= Patrick Cheves =

American politician (1820–1883)

Patrick Gray Cheves or Cheeves (May 16, 1820 - April 21, 1883) was an American farmer from Norway, Wisconsin who served two terms, 1856 and 1878, 22 years apart, as a member of the Wisconsin State Assembly from Racine County, Wisconsin.

== Background ==
Cheeves was born in Fraserburgh, Aberdeenshire, Scotland on May 16, 1820, son of James Cheves, a stonemason, and Elizabeth (Morrison) Cheves. Due to the poverty of his father and the ill health of his mother, Cheves was sent at an early age to live with his grandmother, and remained there until the age of eight; spent six more years with one uncle working on the farm and as a herdboy and occasionally attending the local schools; then two more years with another uncle, a farmer and small merchant. He left home for Aberdeen, and after many tribulations found employment in a counting house. Returning home, he was welcomed by the family he'd fled, but eventually resolved to emigrate to the United States. Having met one William Smith, a native Scotsman now resident in Pike Grove, Kenosha County, in the Wisconsin Territory who was home visiting friends and family, Cheves accepted Smith's offer of passage money to America, and a job once he arrived there. He traveled in company with three others: Margaret, a sister of William Smith; James Smith, his nephew; and James Duguid, a kinsman of Cheves. They sailed from Liverpool in April 1840, landed in New York City, and proceeded by land and lakeboat, arriving in Southport (now Kenosha) in the Wisconsin Territory, on June 1, 1840. He worked for Smith until his debt was paid, and then briefly worked on the Illinois and Michigan Canal.

In 1842 he moved on to the lead mining district flourishing at and around Mineral Point, Wisconsin. There he worked in a brewery during the winters, while in the summers he worked washing copper ore. While working in the mining country, he became involved in the spontaneous defense of two British-born abolitionist speakers from a rowdy crowd, and developed a lifelong antipathy to slavery. The winter of 1844-45 he worked in a sawmill near Racine. In the spring of 1845 he purchased eighty acres of land in what was then the Town of Yorkville, where he took up the profession of farming. In June 1845, he married Elizabeth Smith of Pike Grove in Kenosha County, like himself a native of Scotland (born February 10, 1822). They eventually had six children, two of whom died in infancy.

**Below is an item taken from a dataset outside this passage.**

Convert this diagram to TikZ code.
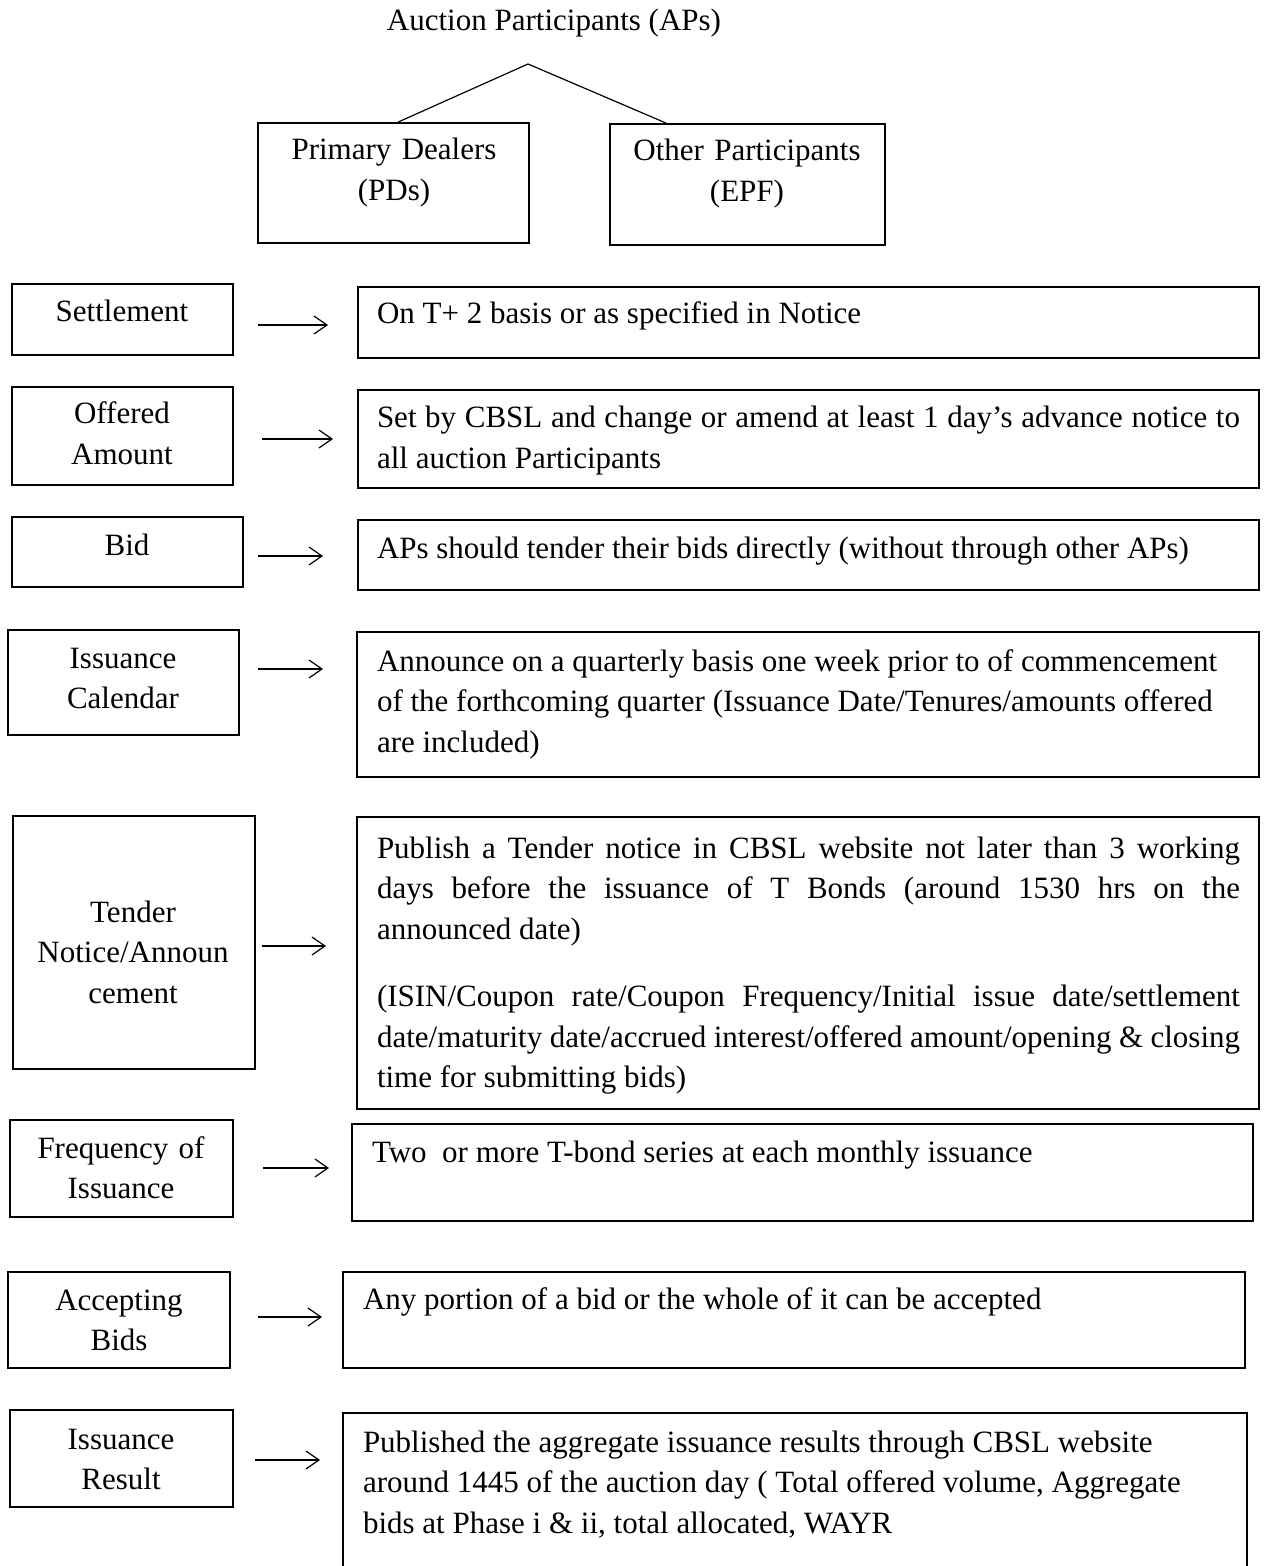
\documentclass[tikz,border=0pt]{standalone}
\usepackage{fontspec}
\setmainfont{Liberation Serif}
\usetikzlibrary{arrows.meta,fit}
\newcommand{\JLine}[1]{\makebox[431.5pt][s]{#1}}
\newcommand{\RSpace}{\spaceskip=3.88pt plus 4pt minus 0.5pt\relax}
\begin{document}
\begin{tikzpicture}[x=0.5pt,y=-0.5pt,
  box/.style={draw, line width=0.9pt, inner sep=0pt},
  txt/.style={font=\fontsize{15.5}{20.25}\selectfont, inner sep=0pt, outer sep=0pt},
  ltxt/.style={txt, anchor=base, text width=112pt, align=center},
  ctxt/.style={txt, anchor=base, text width=140pt, align=center},
  rtxt/.style={txt, anchor=base west, text width=445pt, align=left},
  conn/.style={line width=0.6pt},
  arr/.style={line width=0.6pt, -{Straight Barb[length=6.5pt,width=9pt,line width=0.6pt]}}]
\useasboundingbox (0,0) rectangle (1267,1566);

% top
\node[txt, anchor=base] (aps) at (554,31) {Auction Participants (APs)};
\coordinate (apex) at (528,64);
\node[box, fit={(258,123) (529,243)}] (pd) {};
\node[box, fit={(610,124) (885,245)}] (op) {};
\node[ctxt] (pdt) at (394,160) {Primary Dealers\\(PDs)};
\node[ctxt] (opt) at (747,161) {Other Participants\\(EPF)};
\draw[conn] ([xshift=70.5pt]pd.north west) -- (apex) -- ([xshift=28.5pt]op.north west);

% left boxes
\node[box, fit={(12,284) (233,355)}] (l1) {};
\node[box, fit={(12,387) (233,485)}] (l2) {};
\node[box, fit={(12,517) (243,587)}] (l3) {};
\node[box, fit={(8,630) (239,735)}] (l4) {};
\node[box, fit={(13,816) (255,1069)}] (l5) {};
\node[box, fit={(10,1120) (233,1217)}] (l6) {};
\node[box, fit={(8,1272) (230,1368)}] (l7) {};
\node[box, fit={(10,1410) (233,1507)}] (l8) {};

\node[ltxt] (t1) at (122,322) {Settlement};
\node[ltxt] (t2) at (122,424) {Offered\\Amount};
\node[ltxt] (t3) at (127,555) {Bid};
\node[ltxt] (t4) at (123,668) {Issuance\\Calendar};
\node[ltxt] (t5) at (133,922) {Tender\\Notice/Announ\\cement};
\node[ltxt] (t6) at (121,1158) {Frequency of\\Issuance};
\node[ltxt] (t7) at (119,1310) {Accepting\\Bids};
\node[ltxt] (t8) at (121,1449) {Issuance\\Result};

% right boxes
\node[box, fit={(358,287) (1259,358)}] (r1) {};
\node[box, fit={(358,390) (1259,488)}] (r2) {};
\node[box, fit={(358,520) (1259,590)}] (r3) {};
\node[box, fit={(357,632) (1259,777)}] (r4) {};
\node[box, fit={(357,817) (1259,1109)}] (r5) {};
\node[box, fit={(352,1124) (1253,1221)}] (r6) {};
\node[box, fit={(343,1272) (1245,1368)}] (r7) {};
\node[box, fit={(343,1413) (1247,1580)}] (r8) {};

\node[rtxt] (u1) at (377,324) {\RSpace On T+ 2 basis or as specified in Notice};
\node[rtxt] (u2) at (377,428) {\RSpace\JLine{Set by CBSL and change or amend at least 1 day’s advance notice to}\\all auction Participants};
\node[rtxt] (u3) at (377,558) {\RSpace APs should tender their bids directly (without through other APs)};
\node[rtxt] (u4) at (377,671) {\RSpace Announce on a quarterly basis one week prior to of commencement\\of the forthcoming quarter (Issuance Date/Tenures/amounts offered\\are included)};
\node[rtxt] (u5) at (377,858) {\RSpace\JLine{Publish a Tender notice in CBSL website not later than 3 working}\\\JLine{days before the issuance of T Bonds (around 1530 hrs on the}\\announced date)\\[13.5pt]\JLine{(ISIN/Coupon rate/Coupon Frequency/Initial issue date/settlement}\\\JLine{date/maturity date/accrued interest/offered amount/opening \& closing}\\time for submitting bids)};
\node[rtxt] (u6) at (372,1162) {\RSpace Two\hspace{7.76pt}or more T-bond series at each monthly issuance};
\node[rtxt] (u7) at (363,1309) {\RSpace Any portion of a bid or the whole of it can be accepted};
\node[rtxt] (u8) at (363,1452) {\RSpace Published the aggregate issuance results through CBSL website\\around 1445 of the auction day ( Total offered volume, Aggregate\\bids at Phase i \& ii, total allocated, WAYR};

% arrows
\coordinate (a1s) at (258,325); \coordinate (a1e) at (328,325);
\coordinate (a2s) at (262,439); \coordinate (a2e) at (333,439);
\coordinate (a3s) at (258,556); \coordinate (a3e) at (323,556);
\coordinate (a4s) at (258,669); \coordinate (a4e) at (323,669);
\coordinate (a5s) at (262,946); \coordinate (a5e) at (326,946);
\coordinate (a6s) at (263,1168); \coordinate (a6e) at (329,1168);
\coordinate (a7s) at (258,1317); \coordinate (a7e) at (322,1317);
\coordinate (a8s) at (255,1460); \coordinate (a8e) at (320,1460);
\foreach \i in {1,...,8} \draw[arr] (a\i s) -- (a\i e);
\end{tikzpicture}
\end{document}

== Public office and private business ==
In 1847 the town Yorkville was divided, and the Town of Norway (named after the homeland of many of its settlers) was split off from it. The new town had only nine legal voters, none of whom had previously held public office, and Cheves found himself elected town clerk, an office he held for three years. He was subsequently elected to the town board, holding office for three years, and chairman of the town board, thus ex officio a member of the county Board of Supervisors.

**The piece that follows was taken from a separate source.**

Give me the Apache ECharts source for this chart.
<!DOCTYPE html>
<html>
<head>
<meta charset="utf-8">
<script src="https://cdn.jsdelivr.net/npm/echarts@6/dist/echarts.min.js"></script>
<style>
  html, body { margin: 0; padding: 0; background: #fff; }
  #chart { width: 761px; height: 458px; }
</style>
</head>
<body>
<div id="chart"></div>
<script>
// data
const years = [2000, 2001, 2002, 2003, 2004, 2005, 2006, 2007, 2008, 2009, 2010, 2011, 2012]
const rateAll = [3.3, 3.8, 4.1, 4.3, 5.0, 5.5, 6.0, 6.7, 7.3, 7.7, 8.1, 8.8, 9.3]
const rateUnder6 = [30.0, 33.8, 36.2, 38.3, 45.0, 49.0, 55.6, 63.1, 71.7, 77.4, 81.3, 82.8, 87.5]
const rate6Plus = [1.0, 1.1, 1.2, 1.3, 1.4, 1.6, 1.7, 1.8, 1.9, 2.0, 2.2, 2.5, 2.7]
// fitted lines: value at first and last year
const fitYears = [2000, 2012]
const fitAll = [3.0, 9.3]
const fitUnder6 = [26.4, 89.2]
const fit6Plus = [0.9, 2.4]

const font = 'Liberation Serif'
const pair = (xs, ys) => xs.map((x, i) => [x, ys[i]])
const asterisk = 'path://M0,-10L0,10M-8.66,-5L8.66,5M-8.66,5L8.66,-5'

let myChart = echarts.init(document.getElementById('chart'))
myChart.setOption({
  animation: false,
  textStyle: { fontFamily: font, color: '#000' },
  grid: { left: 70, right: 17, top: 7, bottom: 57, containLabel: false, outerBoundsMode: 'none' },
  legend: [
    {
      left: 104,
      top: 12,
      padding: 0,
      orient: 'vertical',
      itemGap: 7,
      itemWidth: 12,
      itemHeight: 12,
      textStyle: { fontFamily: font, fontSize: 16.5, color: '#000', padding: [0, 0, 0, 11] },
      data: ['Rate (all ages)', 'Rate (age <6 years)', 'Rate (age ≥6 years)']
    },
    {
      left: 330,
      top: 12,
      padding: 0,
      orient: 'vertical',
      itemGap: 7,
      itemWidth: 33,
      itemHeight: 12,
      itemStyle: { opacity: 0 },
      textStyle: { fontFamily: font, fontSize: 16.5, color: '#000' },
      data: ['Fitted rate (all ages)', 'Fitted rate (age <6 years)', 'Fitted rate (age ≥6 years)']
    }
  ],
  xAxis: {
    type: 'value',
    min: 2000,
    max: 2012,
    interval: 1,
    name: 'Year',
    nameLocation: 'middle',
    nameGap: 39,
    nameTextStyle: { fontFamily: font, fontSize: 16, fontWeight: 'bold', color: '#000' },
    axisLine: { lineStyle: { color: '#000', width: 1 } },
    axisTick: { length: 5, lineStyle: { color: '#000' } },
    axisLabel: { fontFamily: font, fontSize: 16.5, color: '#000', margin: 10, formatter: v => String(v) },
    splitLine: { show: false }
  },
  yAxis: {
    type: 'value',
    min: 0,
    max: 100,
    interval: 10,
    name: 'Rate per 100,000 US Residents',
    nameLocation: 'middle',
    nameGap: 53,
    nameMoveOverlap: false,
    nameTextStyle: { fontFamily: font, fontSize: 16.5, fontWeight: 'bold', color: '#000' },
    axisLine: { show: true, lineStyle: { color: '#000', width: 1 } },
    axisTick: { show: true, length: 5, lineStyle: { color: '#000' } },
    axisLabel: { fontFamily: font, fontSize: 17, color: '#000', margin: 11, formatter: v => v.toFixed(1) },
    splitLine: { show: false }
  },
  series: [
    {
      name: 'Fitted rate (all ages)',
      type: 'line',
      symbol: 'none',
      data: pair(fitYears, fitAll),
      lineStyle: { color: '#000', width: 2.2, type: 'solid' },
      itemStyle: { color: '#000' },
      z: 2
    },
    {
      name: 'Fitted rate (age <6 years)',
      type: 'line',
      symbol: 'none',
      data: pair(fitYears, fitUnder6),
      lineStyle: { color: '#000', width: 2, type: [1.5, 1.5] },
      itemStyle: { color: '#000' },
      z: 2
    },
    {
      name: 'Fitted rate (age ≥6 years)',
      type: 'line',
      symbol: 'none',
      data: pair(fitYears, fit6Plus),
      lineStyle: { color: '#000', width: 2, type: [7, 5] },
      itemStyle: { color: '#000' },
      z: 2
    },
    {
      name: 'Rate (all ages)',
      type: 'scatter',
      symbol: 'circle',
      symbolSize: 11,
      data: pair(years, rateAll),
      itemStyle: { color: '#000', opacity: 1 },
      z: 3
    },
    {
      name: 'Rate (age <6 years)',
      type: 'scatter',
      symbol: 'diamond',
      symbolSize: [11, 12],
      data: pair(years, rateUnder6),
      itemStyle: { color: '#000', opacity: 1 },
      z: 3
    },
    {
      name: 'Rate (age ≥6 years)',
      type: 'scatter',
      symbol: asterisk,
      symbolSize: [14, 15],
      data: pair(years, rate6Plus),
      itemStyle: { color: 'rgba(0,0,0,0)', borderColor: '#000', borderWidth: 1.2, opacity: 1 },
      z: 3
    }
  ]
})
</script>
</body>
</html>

Cheves had been known as a Free Soiler, and was elected to the legislature in the fall of 1855, from Racine County's 4th Assembly district, as a Republican Party succeeding fellow Republican Ebenezer Adams. He served one term, and was succeeded the following year by James Catton, another Republican. In the autumn of 1856 he was elected by the new party as clerk of the board of supervisors of Racine County, a position he held for two years. In the autumn of 1856 his barn, which contained all his crops and farming implements, burnt down with all its contents. During his term of office he speculated in personal loans, often to his profit; but also sustained reverses in that business, and in several years of expensive and vexatious litigation.

In 1863 he was once again elected clerk of the board, a position which he held for four years more. He then purchased a soap and candle factory in Racine, which he conducted successfully for several years, as well as engaging in other branches of business (and continued to operate his rebuilt farm).

In 1869, he was the Republican candidate for Racine County Judge, but was defeated by an independent, Elbert O. Hand (who also received the Democratic endorsement) by 886 votes.

== Back to the Assembly ==
In 1876 he was again elected to the Assembly from Racine County's 2nd District (the Towns of Burlington, Caledonia, Dover, Mt. Pleasant, Norway, Rochester, Raymond, Waterford and Yorkville) as a member of the Liberal Reform Party (a short-lived coalition of Democrats, reform and Liberal Republicans, and Grangers formed in 1873, which had secured the election for two years of a Governor of Wisconsin as well as electing a number of state legislators, but was in the last throes of disintegration. He won 1,194 votes to 1,034 for Jacob S. Crane, the Republican candidate (Republican incumbent John T. Rice was not a candidate). He was assigned to the standing committee on town and county organization, and the joint committee on claims. He was not a candidate for re-election in 1877, and was succeeded by Republican Knud Adland; there was no Reformer (or Democrat) in the race in that district.

== Returning home ==
He died April 21, 1883, at his farm in Norway. Elizabeth lived until July 7, 1902, dying after a fall at the old family farm in Norway; in her obituary, Patrick was recalled as "one of the most prominent farmers and Republicans in the county."